Under this line sits a listing. Repeat exactly and only its lines from the one holding "Convert this chart to Apache ECharts code." through the one holding "var yTicks = [0, 25, 50, 75, 100];"; skip pictures.

== Task inputs ==
════

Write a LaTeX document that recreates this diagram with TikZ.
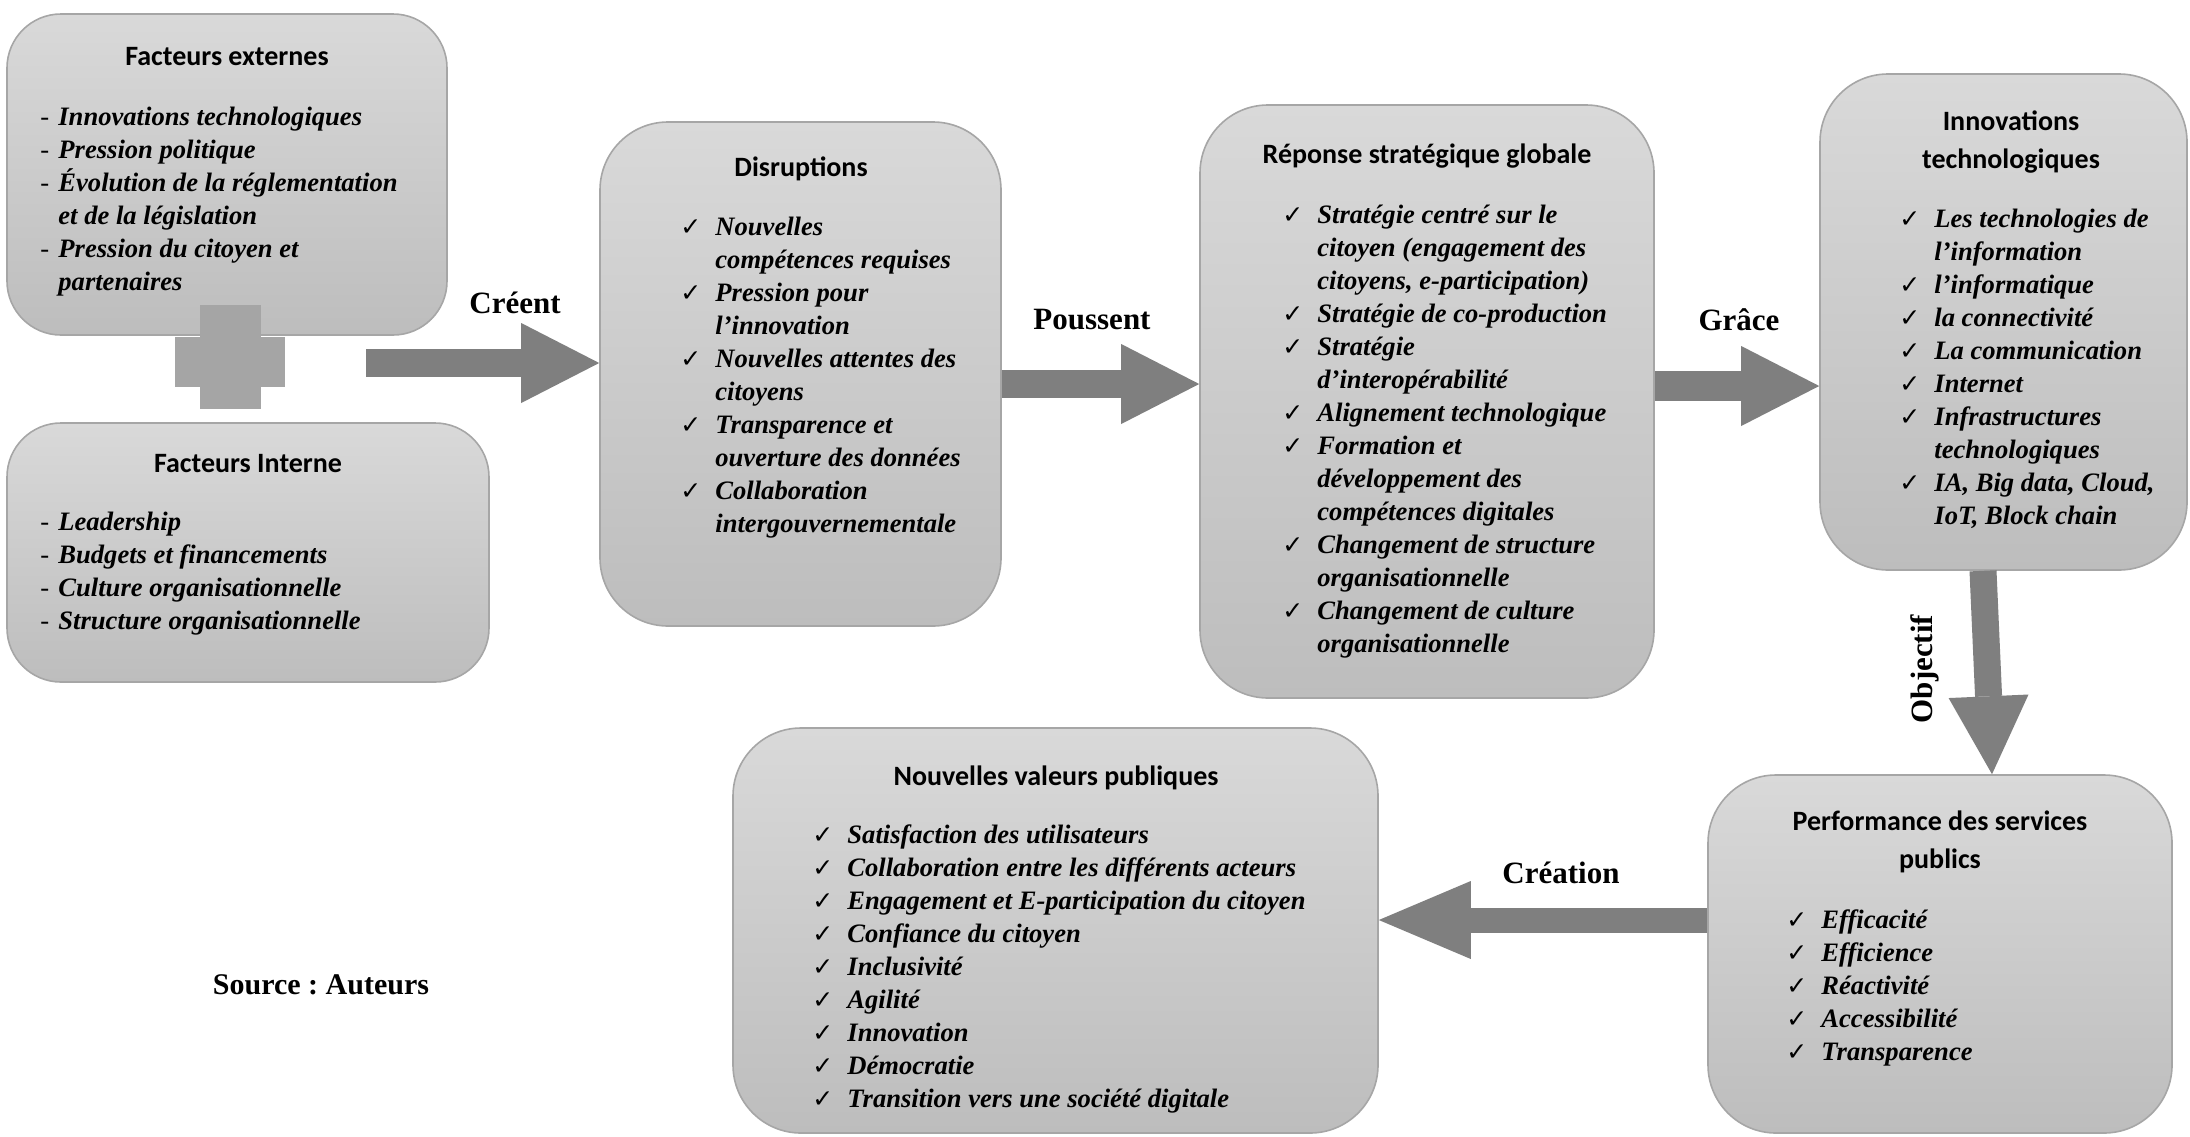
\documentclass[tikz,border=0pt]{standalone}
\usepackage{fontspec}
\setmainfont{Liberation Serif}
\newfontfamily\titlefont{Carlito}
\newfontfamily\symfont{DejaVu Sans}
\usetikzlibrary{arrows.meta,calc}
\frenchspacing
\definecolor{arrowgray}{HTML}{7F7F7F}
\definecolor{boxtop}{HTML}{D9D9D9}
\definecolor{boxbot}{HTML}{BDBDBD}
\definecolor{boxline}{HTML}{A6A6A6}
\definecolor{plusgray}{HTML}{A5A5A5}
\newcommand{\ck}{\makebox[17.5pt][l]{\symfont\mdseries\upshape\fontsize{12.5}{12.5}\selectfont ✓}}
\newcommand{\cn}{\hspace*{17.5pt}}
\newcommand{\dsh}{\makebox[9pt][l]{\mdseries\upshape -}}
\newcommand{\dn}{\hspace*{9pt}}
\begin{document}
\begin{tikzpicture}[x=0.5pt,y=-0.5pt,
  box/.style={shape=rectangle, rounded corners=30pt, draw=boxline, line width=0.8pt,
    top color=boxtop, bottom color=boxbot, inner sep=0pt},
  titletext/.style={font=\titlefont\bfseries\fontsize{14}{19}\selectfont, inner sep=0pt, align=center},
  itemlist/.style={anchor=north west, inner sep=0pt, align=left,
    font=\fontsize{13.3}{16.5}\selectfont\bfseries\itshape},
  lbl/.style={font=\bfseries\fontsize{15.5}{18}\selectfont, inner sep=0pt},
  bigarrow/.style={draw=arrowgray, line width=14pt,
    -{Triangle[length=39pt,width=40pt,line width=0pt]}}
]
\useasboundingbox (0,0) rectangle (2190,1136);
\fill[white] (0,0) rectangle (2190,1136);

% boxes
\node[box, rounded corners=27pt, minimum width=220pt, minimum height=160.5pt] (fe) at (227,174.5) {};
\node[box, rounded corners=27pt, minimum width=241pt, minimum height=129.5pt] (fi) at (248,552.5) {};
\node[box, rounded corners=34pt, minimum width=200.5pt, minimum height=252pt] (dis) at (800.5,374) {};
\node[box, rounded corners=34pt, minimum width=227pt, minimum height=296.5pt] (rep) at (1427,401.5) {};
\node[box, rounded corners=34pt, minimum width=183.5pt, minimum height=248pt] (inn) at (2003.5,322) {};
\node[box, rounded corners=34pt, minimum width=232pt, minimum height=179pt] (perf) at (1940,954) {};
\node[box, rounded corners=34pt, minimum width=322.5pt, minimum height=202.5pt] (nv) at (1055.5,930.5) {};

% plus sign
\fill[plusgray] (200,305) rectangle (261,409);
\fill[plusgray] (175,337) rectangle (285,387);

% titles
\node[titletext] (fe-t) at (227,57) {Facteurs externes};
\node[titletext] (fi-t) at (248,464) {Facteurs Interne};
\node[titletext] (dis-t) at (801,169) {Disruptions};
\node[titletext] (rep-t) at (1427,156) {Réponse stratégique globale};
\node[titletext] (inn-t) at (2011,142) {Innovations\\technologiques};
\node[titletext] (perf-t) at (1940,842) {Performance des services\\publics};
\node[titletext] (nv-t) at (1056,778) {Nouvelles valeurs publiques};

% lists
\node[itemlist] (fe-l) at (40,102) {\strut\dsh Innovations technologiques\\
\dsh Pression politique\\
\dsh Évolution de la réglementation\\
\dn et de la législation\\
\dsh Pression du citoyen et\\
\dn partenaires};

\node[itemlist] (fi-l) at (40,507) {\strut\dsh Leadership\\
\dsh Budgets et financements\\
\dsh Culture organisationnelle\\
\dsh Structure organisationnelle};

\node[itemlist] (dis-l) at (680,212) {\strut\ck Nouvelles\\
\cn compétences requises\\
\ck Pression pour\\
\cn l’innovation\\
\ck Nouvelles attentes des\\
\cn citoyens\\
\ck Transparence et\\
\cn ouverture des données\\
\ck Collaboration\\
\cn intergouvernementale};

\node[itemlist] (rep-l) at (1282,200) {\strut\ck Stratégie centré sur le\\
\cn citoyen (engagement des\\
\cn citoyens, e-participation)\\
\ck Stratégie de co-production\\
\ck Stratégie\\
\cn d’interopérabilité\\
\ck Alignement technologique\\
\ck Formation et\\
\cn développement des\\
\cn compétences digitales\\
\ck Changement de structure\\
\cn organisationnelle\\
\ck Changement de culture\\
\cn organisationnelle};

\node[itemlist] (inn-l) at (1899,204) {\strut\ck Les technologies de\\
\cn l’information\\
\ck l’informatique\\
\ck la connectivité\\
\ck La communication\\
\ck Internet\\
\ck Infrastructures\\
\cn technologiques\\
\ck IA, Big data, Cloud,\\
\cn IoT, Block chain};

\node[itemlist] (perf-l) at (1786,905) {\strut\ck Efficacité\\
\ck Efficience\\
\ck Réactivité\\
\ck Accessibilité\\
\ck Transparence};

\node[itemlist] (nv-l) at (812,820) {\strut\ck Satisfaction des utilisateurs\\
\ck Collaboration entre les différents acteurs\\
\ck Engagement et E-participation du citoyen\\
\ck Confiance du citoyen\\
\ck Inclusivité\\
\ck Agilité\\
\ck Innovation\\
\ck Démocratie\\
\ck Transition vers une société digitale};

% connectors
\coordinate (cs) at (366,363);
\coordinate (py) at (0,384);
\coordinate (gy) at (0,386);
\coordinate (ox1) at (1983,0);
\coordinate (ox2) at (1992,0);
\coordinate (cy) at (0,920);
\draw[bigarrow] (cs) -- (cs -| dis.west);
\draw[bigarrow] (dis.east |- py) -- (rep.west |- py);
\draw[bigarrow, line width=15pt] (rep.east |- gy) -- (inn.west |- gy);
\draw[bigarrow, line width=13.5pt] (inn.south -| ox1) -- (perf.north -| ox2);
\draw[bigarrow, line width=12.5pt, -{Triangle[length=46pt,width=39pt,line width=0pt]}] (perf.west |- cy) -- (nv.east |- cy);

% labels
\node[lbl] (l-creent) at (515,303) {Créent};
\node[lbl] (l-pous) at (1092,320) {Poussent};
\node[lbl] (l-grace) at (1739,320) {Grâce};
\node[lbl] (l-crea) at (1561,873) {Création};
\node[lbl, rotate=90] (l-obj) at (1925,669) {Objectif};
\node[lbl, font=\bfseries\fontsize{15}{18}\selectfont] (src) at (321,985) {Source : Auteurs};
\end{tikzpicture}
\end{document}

════

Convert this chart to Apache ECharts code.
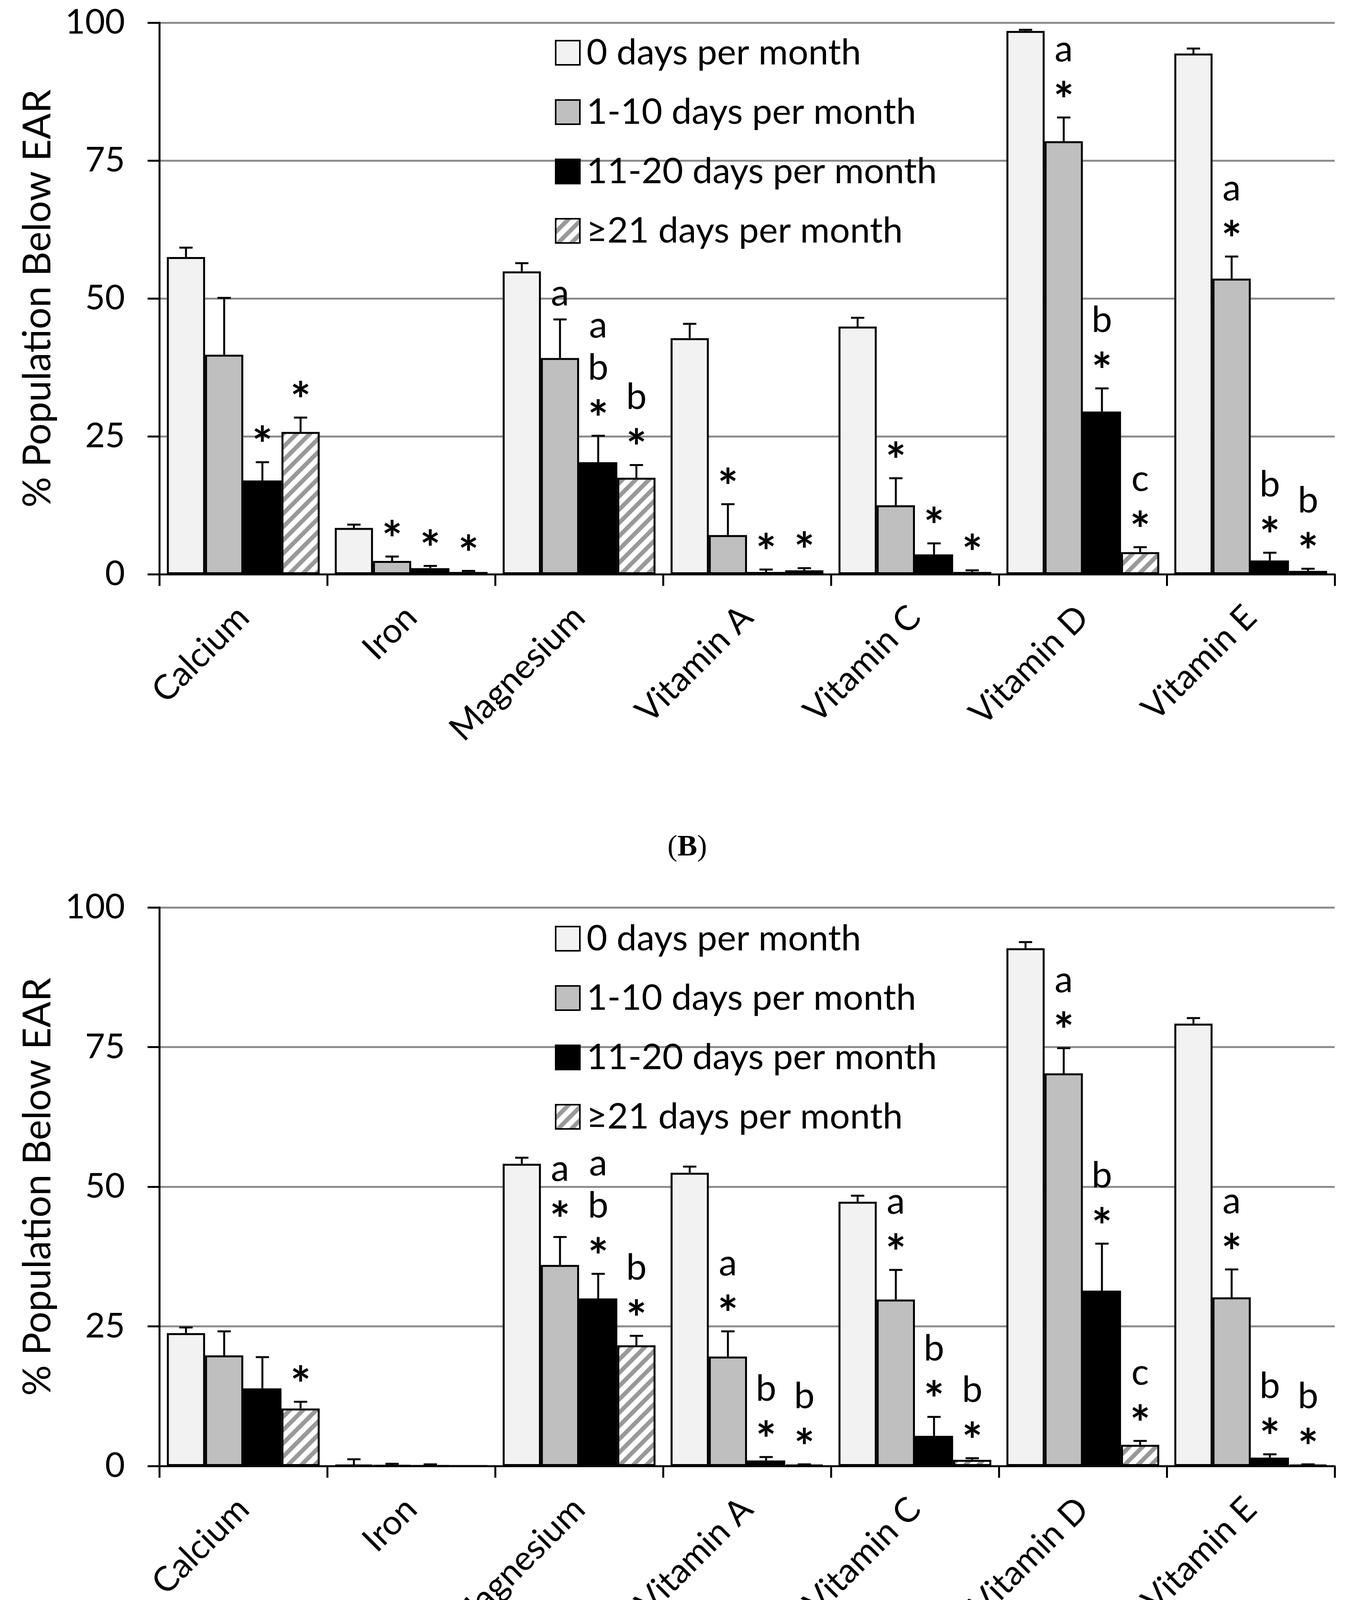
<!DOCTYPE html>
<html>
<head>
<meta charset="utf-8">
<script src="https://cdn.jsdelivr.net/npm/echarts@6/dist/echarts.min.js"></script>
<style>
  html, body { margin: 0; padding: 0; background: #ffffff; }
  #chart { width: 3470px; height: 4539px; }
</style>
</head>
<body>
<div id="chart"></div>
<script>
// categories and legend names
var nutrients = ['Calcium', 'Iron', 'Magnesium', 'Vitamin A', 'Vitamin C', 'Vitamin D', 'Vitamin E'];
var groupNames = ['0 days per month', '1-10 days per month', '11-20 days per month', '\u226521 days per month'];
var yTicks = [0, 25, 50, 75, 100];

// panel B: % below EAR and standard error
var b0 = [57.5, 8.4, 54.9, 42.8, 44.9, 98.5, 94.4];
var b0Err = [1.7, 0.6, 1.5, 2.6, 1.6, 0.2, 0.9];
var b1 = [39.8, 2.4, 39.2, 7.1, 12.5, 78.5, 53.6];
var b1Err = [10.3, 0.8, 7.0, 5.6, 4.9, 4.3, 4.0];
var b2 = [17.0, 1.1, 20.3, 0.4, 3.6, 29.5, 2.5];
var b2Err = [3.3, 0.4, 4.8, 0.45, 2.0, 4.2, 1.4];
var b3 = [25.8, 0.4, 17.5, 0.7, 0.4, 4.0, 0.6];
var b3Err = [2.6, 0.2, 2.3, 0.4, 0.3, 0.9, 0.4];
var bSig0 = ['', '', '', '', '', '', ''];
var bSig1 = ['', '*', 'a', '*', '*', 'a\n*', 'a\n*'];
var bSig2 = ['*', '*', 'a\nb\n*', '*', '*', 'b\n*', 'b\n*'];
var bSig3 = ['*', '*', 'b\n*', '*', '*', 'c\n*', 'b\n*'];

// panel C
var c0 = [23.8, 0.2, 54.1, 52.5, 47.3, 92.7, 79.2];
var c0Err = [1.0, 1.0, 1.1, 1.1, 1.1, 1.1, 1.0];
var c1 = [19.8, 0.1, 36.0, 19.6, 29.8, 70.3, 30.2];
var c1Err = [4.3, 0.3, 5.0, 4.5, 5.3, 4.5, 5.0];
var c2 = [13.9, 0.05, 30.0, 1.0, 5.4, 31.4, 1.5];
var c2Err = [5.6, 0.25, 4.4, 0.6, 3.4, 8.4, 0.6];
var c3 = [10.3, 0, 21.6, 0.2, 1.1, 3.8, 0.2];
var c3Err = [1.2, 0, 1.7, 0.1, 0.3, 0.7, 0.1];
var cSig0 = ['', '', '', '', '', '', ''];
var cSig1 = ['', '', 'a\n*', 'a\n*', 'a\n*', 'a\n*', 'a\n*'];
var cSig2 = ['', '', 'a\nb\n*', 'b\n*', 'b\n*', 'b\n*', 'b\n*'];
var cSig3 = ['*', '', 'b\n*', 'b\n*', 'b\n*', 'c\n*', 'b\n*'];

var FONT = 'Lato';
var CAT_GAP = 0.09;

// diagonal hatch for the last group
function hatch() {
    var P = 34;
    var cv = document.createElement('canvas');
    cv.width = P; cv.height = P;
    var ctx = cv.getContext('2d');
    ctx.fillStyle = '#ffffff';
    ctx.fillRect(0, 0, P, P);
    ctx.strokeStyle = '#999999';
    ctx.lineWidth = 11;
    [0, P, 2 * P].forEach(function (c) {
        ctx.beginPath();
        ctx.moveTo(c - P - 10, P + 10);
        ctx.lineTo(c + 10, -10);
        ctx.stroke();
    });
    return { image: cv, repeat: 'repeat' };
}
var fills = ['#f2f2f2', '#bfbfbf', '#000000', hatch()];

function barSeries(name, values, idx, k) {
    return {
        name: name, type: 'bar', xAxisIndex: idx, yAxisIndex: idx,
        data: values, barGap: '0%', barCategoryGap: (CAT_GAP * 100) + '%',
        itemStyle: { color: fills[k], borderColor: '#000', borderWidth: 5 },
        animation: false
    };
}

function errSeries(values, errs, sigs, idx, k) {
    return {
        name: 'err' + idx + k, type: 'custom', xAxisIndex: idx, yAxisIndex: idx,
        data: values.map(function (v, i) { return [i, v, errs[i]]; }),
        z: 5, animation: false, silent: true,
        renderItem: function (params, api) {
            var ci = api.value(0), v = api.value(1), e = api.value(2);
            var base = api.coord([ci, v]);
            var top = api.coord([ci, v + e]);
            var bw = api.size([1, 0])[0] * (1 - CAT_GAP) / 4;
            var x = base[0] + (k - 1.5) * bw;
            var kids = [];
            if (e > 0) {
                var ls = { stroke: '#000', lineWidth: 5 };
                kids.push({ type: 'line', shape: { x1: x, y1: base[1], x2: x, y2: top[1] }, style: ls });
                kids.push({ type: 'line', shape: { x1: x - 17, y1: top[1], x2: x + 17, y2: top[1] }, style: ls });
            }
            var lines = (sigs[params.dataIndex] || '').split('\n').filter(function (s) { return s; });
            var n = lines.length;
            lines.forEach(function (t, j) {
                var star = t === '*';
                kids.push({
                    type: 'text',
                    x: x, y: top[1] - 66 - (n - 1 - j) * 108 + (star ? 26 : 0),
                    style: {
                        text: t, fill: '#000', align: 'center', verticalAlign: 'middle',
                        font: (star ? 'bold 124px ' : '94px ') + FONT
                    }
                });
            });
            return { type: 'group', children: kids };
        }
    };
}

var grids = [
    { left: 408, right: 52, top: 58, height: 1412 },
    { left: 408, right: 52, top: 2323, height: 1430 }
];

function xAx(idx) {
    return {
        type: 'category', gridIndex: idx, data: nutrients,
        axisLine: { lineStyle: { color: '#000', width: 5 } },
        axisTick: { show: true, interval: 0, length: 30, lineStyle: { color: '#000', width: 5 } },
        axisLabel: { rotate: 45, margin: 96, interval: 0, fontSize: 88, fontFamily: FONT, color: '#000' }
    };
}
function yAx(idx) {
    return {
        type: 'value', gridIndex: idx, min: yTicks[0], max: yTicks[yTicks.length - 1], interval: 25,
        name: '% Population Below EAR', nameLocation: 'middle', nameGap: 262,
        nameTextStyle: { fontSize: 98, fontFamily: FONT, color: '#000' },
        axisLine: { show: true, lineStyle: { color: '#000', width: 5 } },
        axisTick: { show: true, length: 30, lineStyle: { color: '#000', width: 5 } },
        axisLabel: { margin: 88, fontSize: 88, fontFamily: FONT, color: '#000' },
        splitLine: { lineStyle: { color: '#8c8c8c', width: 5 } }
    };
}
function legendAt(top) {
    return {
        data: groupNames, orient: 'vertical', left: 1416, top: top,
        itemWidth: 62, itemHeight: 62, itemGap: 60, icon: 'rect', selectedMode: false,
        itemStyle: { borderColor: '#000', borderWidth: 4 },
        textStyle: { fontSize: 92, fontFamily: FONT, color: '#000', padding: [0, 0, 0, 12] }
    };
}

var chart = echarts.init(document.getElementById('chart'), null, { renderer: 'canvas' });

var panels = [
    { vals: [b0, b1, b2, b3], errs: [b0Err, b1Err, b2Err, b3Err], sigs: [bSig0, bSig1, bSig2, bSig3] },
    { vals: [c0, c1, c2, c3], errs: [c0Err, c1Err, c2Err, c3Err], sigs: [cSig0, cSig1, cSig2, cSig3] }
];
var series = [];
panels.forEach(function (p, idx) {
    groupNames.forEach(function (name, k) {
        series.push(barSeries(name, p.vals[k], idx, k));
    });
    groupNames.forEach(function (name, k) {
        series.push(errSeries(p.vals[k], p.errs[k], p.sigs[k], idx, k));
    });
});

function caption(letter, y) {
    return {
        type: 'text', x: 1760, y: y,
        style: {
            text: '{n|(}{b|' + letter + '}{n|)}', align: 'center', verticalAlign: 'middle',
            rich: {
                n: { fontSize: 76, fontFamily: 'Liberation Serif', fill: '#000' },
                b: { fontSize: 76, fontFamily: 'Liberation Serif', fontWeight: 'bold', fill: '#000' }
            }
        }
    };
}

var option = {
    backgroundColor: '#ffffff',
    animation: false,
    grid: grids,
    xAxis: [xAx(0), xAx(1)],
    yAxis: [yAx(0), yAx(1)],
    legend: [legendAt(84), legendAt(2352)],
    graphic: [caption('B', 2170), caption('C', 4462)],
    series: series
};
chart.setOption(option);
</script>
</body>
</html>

════

== Final result ==
Convert this chart to Apache ECharts code.
<!DOCTYPE html>
<html>
<head>
<meta charset="utf-8">
<script src="https://cdn.jsdelivr.net/npm/echarts@6/dist/echarts.min.js"></script>
<style>
  html, body { margin: 0; padding: 0; background: #ffffff; }
  #chart { width: 3470px; height: 4539px; }
</style>
</head>
<body>
<div id="chart"></div>
<script>
// categories and legend names
var nutrients = ['Calcium', 'Iron', 'Magnesium', 'Vitamin A', 'Vitamin C', 'Vitamin D', 'Vitamin E'];
var groupNames = ['0 days per month', '1-10 days per month', '11-20 days per month', '\u226521 days per month'];
var yTicks = [0, 25, 50, 75, 100];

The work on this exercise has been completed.